INSTRUCTION
Could you retype the lines below, starting at the line holding "Output the web" and stopping at the line holding "const chart = echarts.init(document.getElementById('chart'))", inclusive? Copy them exactly and drop the images.

[Begin WORKING DATA]

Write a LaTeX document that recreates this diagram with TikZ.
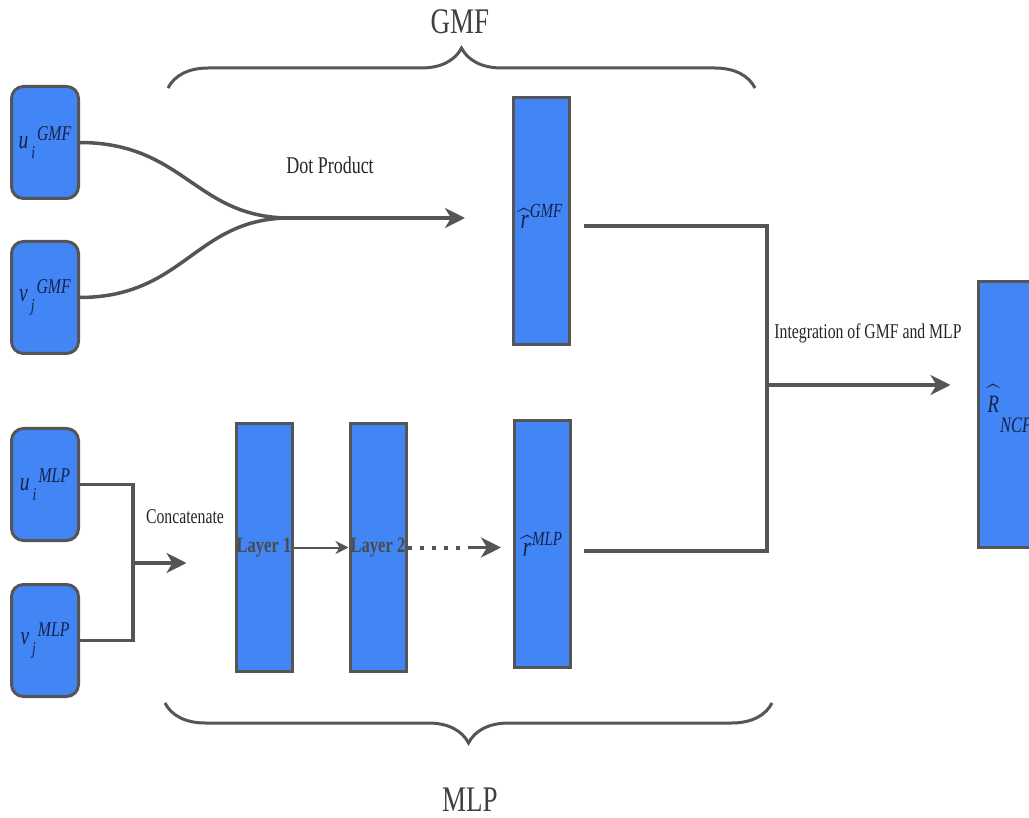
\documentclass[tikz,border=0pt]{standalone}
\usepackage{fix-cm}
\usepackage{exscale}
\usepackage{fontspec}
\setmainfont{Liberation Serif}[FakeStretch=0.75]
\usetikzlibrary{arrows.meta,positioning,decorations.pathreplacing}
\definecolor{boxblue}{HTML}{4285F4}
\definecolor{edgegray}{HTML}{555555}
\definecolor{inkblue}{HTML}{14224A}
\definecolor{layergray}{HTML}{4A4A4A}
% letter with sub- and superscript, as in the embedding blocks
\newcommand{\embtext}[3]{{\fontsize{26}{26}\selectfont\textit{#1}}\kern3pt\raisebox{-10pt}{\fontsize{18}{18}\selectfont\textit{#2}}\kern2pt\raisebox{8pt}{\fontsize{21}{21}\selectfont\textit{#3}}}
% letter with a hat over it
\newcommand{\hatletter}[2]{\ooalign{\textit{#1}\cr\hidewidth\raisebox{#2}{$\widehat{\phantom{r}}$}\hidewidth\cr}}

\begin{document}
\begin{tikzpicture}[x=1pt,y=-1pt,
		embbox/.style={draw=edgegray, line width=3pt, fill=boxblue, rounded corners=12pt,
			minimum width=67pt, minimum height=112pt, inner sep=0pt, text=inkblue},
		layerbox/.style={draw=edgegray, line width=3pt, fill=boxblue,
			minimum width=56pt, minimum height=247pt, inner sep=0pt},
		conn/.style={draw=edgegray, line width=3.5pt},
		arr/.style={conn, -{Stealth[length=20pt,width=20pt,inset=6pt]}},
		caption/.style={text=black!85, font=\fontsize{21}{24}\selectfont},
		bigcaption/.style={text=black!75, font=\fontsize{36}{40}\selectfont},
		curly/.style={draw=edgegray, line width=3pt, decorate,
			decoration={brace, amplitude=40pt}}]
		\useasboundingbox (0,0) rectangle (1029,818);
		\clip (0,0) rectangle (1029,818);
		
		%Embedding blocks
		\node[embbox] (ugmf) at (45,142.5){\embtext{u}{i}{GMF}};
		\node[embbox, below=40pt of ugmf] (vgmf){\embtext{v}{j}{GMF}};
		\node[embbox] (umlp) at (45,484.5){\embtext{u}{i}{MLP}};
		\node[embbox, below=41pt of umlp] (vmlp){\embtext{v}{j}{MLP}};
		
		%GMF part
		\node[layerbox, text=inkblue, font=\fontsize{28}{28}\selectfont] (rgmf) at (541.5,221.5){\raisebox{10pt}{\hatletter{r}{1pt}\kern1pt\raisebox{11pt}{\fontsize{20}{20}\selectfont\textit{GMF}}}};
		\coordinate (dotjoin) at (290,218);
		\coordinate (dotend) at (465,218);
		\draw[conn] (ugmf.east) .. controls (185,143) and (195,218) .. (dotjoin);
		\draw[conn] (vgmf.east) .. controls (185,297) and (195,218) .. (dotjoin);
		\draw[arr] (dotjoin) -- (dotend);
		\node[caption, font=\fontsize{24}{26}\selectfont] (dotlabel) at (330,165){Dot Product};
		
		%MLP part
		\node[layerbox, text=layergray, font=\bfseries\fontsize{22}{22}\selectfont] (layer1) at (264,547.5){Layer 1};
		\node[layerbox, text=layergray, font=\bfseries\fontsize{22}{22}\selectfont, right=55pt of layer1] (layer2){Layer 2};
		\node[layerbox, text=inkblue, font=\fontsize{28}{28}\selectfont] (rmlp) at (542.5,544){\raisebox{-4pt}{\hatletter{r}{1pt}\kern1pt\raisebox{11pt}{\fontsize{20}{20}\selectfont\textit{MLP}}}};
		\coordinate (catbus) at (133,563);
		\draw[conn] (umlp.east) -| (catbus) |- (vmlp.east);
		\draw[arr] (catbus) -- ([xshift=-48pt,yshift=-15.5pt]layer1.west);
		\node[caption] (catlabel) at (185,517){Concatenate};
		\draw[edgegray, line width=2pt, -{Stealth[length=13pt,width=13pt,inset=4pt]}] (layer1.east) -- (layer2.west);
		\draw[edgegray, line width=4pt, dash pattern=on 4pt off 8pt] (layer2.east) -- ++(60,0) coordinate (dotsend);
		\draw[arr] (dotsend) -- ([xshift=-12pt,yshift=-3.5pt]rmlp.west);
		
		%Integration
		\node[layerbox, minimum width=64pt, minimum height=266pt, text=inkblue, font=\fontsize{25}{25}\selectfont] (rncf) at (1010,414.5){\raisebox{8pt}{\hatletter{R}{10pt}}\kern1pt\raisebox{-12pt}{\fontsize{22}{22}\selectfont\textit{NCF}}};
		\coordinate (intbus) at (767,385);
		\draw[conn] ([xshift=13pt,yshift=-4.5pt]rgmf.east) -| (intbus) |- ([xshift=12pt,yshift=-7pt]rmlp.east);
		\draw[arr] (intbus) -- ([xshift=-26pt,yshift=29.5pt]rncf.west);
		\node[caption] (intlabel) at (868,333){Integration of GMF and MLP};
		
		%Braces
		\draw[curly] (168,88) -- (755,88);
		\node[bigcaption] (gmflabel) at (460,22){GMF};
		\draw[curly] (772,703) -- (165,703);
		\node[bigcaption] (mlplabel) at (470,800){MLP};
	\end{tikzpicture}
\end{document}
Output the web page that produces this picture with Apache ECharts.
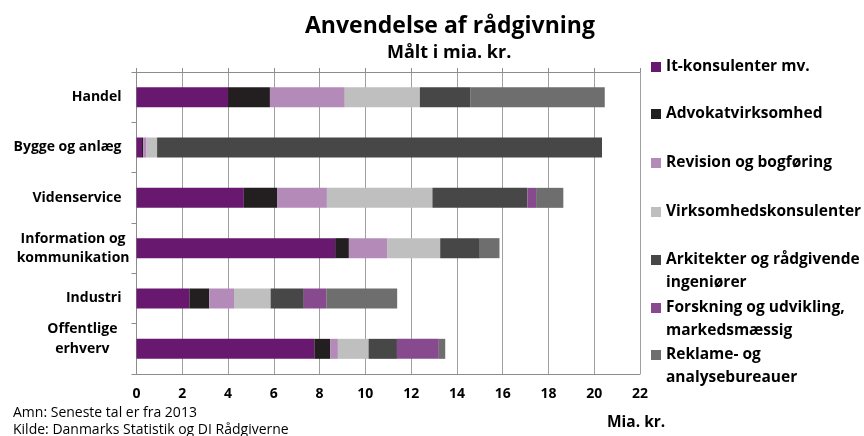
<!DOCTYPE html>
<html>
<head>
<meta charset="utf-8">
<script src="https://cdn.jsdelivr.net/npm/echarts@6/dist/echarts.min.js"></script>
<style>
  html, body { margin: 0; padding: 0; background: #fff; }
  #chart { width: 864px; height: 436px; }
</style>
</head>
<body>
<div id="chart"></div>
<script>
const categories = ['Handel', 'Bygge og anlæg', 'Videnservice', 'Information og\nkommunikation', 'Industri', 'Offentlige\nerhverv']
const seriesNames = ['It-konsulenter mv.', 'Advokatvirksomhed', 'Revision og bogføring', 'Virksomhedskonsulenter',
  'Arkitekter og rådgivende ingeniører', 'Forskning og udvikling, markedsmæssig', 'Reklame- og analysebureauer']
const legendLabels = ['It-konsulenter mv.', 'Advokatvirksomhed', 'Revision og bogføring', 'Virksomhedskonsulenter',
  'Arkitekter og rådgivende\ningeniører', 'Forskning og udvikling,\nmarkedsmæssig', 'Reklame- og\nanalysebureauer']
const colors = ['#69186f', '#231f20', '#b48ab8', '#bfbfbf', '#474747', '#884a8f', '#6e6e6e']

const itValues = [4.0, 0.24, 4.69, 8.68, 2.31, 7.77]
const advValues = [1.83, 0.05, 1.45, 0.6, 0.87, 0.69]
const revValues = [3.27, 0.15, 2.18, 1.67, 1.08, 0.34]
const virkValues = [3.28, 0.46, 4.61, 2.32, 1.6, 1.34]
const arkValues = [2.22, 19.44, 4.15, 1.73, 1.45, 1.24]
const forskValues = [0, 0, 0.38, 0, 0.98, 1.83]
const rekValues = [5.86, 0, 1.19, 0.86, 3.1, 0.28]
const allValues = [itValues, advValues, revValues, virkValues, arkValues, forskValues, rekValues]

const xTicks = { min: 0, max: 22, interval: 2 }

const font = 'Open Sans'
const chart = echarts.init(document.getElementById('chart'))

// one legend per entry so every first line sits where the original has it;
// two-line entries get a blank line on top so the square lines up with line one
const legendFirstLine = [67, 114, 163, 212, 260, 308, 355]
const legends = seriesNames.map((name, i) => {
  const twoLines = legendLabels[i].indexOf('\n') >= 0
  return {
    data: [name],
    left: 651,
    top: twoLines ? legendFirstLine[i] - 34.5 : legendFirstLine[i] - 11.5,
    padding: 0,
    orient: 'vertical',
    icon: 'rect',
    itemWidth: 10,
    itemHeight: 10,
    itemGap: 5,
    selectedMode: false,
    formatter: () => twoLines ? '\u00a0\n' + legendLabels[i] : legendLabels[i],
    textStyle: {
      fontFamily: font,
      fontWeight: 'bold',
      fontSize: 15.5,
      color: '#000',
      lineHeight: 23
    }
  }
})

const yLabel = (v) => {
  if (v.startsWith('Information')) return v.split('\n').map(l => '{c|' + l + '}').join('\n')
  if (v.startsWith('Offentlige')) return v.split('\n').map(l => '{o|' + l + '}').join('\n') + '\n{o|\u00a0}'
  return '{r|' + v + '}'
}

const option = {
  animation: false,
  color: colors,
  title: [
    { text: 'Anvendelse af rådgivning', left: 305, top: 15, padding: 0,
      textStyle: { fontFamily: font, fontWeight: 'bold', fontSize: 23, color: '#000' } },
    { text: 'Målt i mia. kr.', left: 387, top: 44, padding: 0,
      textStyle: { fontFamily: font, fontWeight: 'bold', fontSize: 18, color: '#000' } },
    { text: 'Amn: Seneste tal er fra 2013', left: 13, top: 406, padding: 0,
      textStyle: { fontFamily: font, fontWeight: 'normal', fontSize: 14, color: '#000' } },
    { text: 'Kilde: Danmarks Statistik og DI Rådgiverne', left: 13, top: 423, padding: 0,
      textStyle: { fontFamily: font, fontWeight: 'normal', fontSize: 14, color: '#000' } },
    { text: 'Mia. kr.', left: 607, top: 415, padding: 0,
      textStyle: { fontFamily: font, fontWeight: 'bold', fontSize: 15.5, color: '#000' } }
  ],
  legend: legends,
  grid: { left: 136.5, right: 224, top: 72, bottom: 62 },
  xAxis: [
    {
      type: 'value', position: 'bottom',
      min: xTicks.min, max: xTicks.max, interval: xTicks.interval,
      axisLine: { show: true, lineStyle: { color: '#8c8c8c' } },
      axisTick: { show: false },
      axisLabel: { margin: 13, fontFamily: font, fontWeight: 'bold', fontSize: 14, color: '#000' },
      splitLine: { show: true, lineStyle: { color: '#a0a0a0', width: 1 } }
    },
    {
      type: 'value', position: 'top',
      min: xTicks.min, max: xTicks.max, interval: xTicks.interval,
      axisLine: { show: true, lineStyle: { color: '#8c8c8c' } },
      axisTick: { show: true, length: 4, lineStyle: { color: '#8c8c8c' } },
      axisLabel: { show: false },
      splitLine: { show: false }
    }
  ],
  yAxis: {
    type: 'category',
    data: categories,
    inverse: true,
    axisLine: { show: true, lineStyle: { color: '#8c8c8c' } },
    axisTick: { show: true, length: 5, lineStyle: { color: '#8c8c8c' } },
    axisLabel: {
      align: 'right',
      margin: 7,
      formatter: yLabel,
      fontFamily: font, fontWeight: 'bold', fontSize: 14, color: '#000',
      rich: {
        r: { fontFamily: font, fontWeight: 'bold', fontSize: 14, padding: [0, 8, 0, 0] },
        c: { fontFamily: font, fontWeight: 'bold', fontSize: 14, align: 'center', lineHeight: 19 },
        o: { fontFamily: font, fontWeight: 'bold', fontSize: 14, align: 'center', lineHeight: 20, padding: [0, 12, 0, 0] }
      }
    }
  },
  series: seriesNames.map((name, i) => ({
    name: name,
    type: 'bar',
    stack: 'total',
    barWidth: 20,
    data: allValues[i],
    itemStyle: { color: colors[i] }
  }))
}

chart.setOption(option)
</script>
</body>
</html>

[End WORKING DATA]

TASK OUTPUT
Output the web page that produces this picture with Apache ECharts.
<!DOCTYPE html>
<html>
<head>
<meta charset="utf-8">
<script src="https://cdn.jsdelivr.net/npm/echarts@6/dist/echarts.min.js"></script>
<style>
  html, body { margin: 0; padding: 0; background: #fff; }
  #chart { width: 864px; height: 436px; }
</style>
</head>
<body>
<div id="chart"></div>
<script>
const categories = ['Handel', 'Bygge og anlæg', 'Videnservice', 'Information og\nkommunikation', 'Industri', 'Offentlige\nerhverv']
const seriesNames = ['It-konsulenter mv.', 'Advokatvirksomhed', 'Revision og bogføring', 'Virksomhedskonsulenter',
  'Arkitekter og rådgivende ingeniører', 'Forskning og udvikling, markedsmæssig', 'Reklame- og analysebureauer']
const legendLabels = ['It-konsulenter mv.', 'Advokatvirksomhed', 'Revision og bogføring', 'Virksomhedskonsulenter',
  'Arkitekter og rådgivende\ningeniører', 'Forskning og udvikling,\nmarkedsmæssig', 'Reklame- og\nanalysebureauer']
const colors = ['#69186f', '#231f20', '#b48ab8', '#bfbfbf', '#474747', '#884a8f', '#6e6e6e']

const itValues = [4.0, 0.24, 4.69, 8.68, 2.31, 7.77]
const advValues = [1.83, 0.05, 1.45, 0.6, 0.87, 0.69]
const revValues = [3.27, 0.15, 2.18, 1.67, 1.08, 0.34]
const virkValues = [3.28, 0.46, 4.61, 2.32, 1.6, 1.34]
const arkValues = [2.22, 19.44, 4.15, 1.73, 1.45, 1.24]
const forskValues = [0, 0, 0.38, 0, 0.98, 1.83]
const rekValues = [5.86, 0, 1.19, 0.86, 3.1, 0.28]
const allValues = [itValues, advValues, revValues, virkValues, arkValues, forskValues, rekValues]

const xTicks = { min: 0, max: 22, interval: 2 }

const font = 'Open Sans'
const chart = echarts.init(document.getElementById('chart'))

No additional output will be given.